Dr. Terry Amburgey, a Mississippi State University professor in the Forest and Wildlife Research Center, said oil-borne preservatives and water-borne solutions both offer excellent durability. However, wood freshly treated with oil-borne preservatives, such a pentachlorophenol or creosote, should not be used on decks or lawn furniture.
"Treated wood used around a garden will often outlive the person creating the bed and is absolutely safe," Amburgey said. "Old creosote-treated crossties used as flower bed borders do not pose a health hazard. If plants will grow around the wood, it's safe."
Research on wood preservatives is ongoing at MSU as companies develop new formulations. For instance, Southern Forest Products Association sponsored research on the durability of decking.
Amburgey said oil-borne preservatives like pentachlorophenol and creosote can function like a herbicide and kill or damage plants. Those preservatives most commonly are used on products such as railroad crossties and telephone poles.
"Generally, by the time that crossties make it into a garden setting, most of the solvent has dissipated. Old crossties often are used as garden or flower bed borders without damaging plants or harming people," Amburgey said. "Woods treated with both water-borne and oil-borne preservatives commonly last 20 to 30 years and sometimes as long as 50 years."
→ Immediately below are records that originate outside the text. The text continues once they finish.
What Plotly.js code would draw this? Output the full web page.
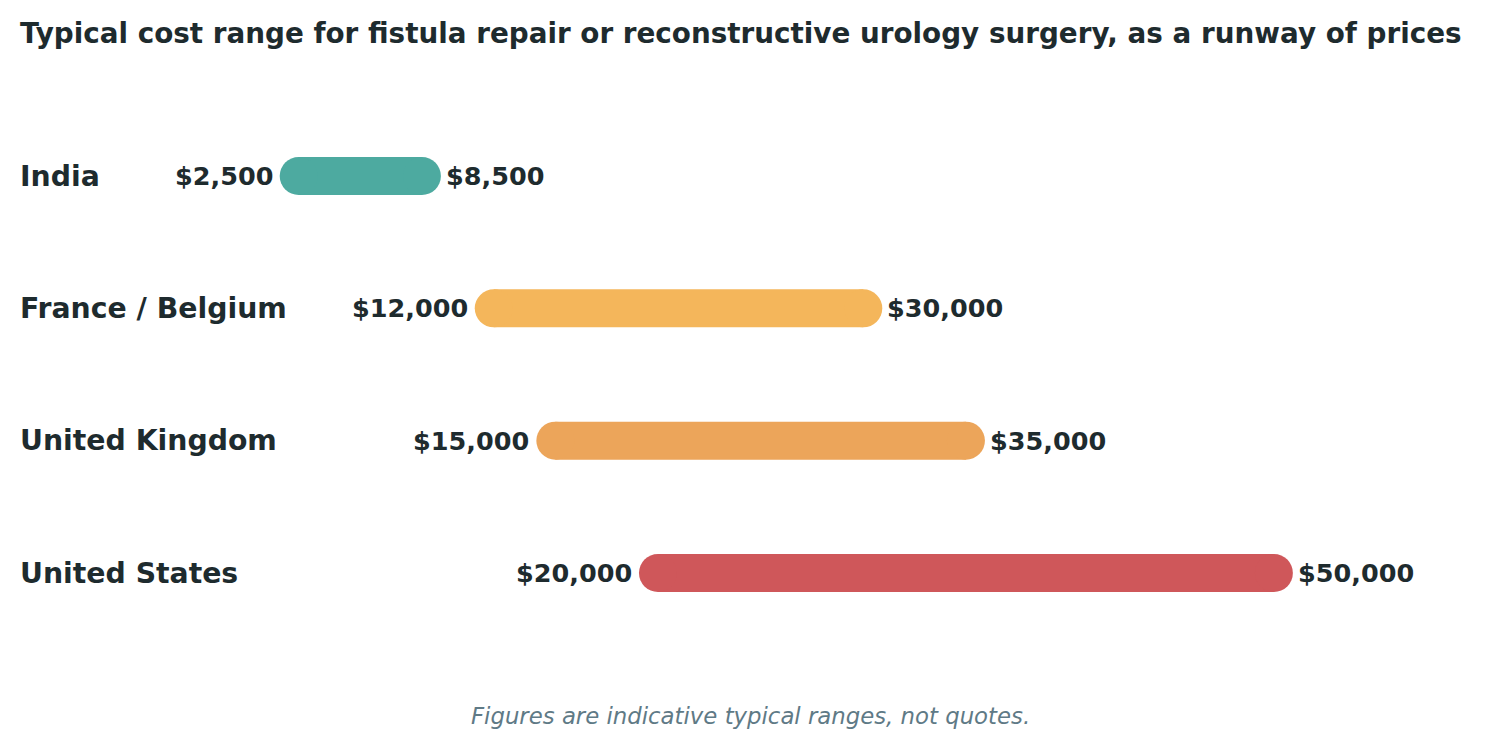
<!DOCTYPE html>
<html>
<head>
<meta charset="utf-8">
<script src="https://cdn.plot.ly/plotly-3.0.1.min.js"></script>
<style>html,body{margin:0;padding:0;background:#fff;}#chart{width:1500px;height:749px;}</style>
</head>
<body>
<div id="chart"></div>
<script>
const countries = ["India", "France / Belgium", "United Kingdom", "United States"];
const lowValues = [2500, 12000, 15000, 20000];
const highValues = [8500, 30000, 35000, 50000];
const barColors = ["#4DAAA0", "#F4B65B", "#ECA55A", "#CF575A"];

const textColor = "#1E2B2E";
const fontFam = "DejaVu Sans, sans-serif";
const fmt = v => "$" + v.toLocaleString("en-US");

const traces = countries.map((c, i) => ({
  type: "scatter",
  mode: "lines+markers",
  x: [lowValues[i], highValues[i]],
  y: [c, c],
  line: {color: barColors[i], width: 38},
  marker: {color: barColors[i], size: 38, line: {width: 0}},
  hoverinfo: "skip",
  showlegend: false
}));

const annotations = [];
countries.forEach((c, i) => {
  annotations.push({
    xref: "paper", x: 18 / 1500, yref: "y", y: c,
    text: "<b>" + c + "</b>", showarrow: false, xanchor: "left", yanchor: "middle",
    font: {family: fontFam, size: 28.3, color: textColor}
  });
  annotations.push({
    xref: "x", x: lowValues[i], yref: "y", y: c,
    text: "<b>" + fmt(lowValues[i]) + "</b>", showarrow: false, xanchor: "right", yanchor: "middle",
    xshift: -24,
    font: {family: fontFam, size: 25.5, color: textColor}
  });
  annotations.push({
    xref: "x", x: highValues[i], yref: "y", y: c,
    text: "<b>" + fmt(highValues[i]) + "</b>", showarrow: false, xanchor: "left", yanchor: "middle",
    xshift: 22,
    font: {family: fontFam, size: 25.5, color: textColor}
  });
});
annotations.push({
  xref: "paper", x: 0.5, yref: "paper", y: 1 - 716 / 749,
  text: "<i>Figures are indicative typical ranges, not quotes.</i>", showarrow: false,
  xanchor: "center", yanchor: "middle",
  font: {family: fontFam, size: 22.8, color: "#5F7A86"}
});

const layout = {
  width: 1500, height: 749,
  margin: {l: 0, r: 0, t: 0, b: 0},
  paper_bgcolor: "#ffffff", plot_bgcolor: "#ffffff",
  title: {
    text: "<b>Typical cost range for fistula repair or reconstructive urology surgery, as a runway of prices</b>",
    xref: "paper", x: 20 / 1500, xanchor: "left",
    yref: "paper", y: 1 - 33 / 749, yanchor: "middle",
    font: {family: fontFam, size: 27.8, color: textColor}
  },
  xaxis: {range: [-12050, 61014], visible: false, fixedrange: true},
  yaxis: {type: "category", categoryarray: countries, range: [4.33, -1.33], visible: false, fixedrange: true},
  annotations: annotations,
  showlegend: false
};

Plotly.newPlot("chart", traces, layout, {displayModeBar: false, staticPlot: true});
</script>
</body>
</html>
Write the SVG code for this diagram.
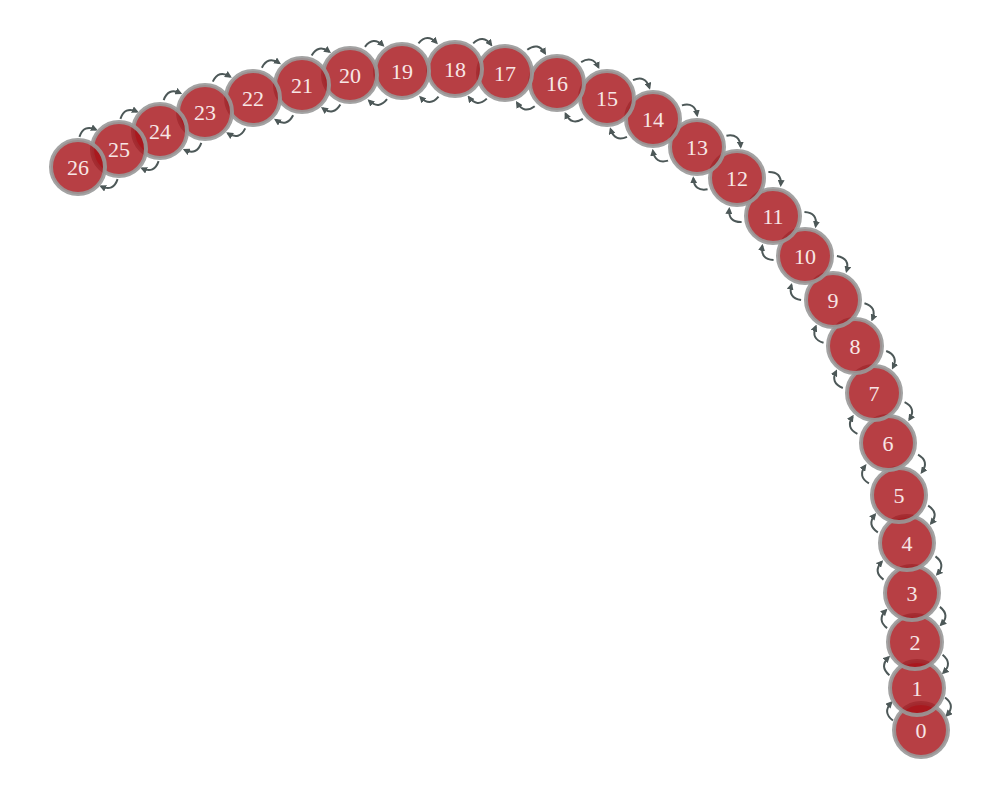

The most common water-borne wood preservative in the United States is chromated copper arsenate, or CCA, which is usually used on wood in smaller dimensions, such as outdoor furniture and decks. Amburgey recommended washing new CCA-treated products with a detergent and treating with a water repellent and reapplying the repellent each year. Washing will remove any possible surface deposits of preservative, and water repellents will retard the development of splits in treated wood. CCA is not harmful for garden use.
"Once treated with CCA and dried, very little of the chemical will leach out of the wood," Amburgey said.